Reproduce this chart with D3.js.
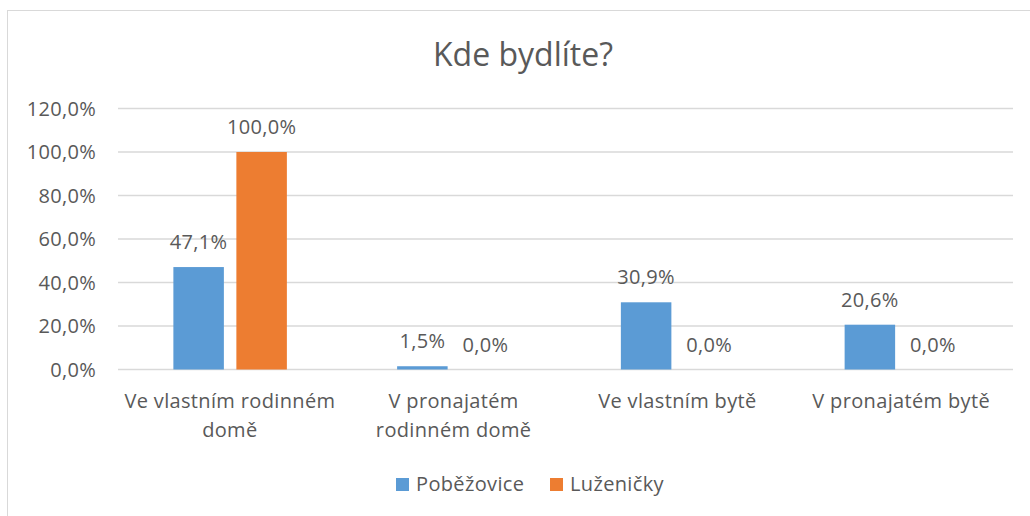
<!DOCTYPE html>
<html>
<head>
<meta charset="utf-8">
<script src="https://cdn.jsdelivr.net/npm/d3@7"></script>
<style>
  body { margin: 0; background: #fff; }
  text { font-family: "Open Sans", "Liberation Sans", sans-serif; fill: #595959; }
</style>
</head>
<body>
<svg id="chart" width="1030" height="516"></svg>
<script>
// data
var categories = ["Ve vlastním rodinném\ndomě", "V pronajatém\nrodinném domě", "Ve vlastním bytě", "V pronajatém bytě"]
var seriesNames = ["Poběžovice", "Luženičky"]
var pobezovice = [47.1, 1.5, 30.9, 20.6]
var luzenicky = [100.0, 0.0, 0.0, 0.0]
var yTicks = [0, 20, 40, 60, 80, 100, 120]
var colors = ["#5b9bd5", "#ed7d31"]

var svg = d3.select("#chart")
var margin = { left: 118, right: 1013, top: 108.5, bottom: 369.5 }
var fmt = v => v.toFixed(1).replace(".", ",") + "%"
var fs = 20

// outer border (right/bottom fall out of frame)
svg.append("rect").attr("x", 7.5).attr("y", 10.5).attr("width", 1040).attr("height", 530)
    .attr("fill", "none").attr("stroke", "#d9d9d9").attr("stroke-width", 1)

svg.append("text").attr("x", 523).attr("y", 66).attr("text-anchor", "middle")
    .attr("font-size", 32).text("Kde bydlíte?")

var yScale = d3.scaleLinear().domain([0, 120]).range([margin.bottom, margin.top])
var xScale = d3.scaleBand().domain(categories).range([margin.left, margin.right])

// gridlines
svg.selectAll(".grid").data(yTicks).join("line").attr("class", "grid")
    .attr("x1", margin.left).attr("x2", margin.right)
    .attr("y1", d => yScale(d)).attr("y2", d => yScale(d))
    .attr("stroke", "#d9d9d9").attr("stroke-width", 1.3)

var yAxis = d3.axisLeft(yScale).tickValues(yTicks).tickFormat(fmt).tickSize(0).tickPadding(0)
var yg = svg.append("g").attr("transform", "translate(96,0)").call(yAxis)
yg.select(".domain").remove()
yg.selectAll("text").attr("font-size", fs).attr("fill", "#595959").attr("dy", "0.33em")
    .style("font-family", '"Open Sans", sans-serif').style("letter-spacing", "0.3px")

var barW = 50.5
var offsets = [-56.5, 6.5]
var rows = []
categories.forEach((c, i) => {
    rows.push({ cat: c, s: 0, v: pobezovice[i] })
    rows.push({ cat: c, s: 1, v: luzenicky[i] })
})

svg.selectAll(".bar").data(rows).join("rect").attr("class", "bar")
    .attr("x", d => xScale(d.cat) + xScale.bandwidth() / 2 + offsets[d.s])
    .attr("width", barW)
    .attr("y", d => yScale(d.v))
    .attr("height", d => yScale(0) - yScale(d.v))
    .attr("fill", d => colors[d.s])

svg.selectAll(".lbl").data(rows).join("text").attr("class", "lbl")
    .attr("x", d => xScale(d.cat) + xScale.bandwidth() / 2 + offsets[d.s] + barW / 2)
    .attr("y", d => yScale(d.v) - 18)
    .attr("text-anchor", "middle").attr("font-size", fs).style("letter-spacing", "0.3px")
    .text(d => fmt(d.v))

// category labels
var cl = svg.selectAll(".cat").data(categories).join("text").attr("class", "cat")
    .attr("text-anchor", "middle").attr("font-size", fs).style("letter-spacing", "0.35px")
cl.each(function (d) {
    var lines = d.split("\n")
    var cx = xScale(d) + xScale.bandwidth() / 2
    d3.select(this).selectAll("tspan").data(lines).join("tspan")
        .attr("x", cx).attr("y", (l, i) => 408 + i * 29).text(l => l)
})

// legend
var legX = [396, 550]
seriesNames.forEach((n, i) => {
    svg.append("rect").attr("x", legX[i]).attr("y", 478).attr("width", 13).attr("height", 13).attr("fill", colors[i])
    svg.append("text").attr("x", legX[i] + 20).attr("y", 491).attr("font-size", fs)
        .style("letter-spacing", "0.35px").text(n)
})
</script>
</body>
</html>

* Goal: Leave out the pictures and repeat exactly the lines from the start of the material through the line that contains "var fs = 20", both included.

* Written reply:
Reproduce this chart with D3.js.
<!DOCTYPE html>
<html>
<head>
<meta charset="utf-8">
<script src="https://cdn.jsdelivr.net/npm/d3@7"></script>
<style>
  body { margin: 0; background: #fff; }
  text { font-family: "Open Sans", "Liberation Sans", sans-serif; fill: #595959; }
</style>
</head>
<body>
<svg id="chart" width="1030" height="516"></svg>
<script>
// data
var categories = ["Ve vlastním rodinném\ndomě", "V pronajatém\nrodinném domě", "Ve vlastním bytě", "V pronajatém bytě"]
var seriesNames = ["Poběžovice", "Luženičky"]
var pobezovice = [47.1, 1.5, 30.9, 20.6]
var luzenicky = [100.0, 0.0, 0.0, 0.0]
var yTicks = [0, 20, 40, 60, 80, 100, 120]
var colors = ["#5b9bd5", "#ed7d31"]

var svg = d3.select("#chart")
var margin = { left: 118, right: 1013, top: 108.5, bottom: 369.5 }
var fmt = v => v.toFixed(1).replace(".", ",") + "%"
var fs = 20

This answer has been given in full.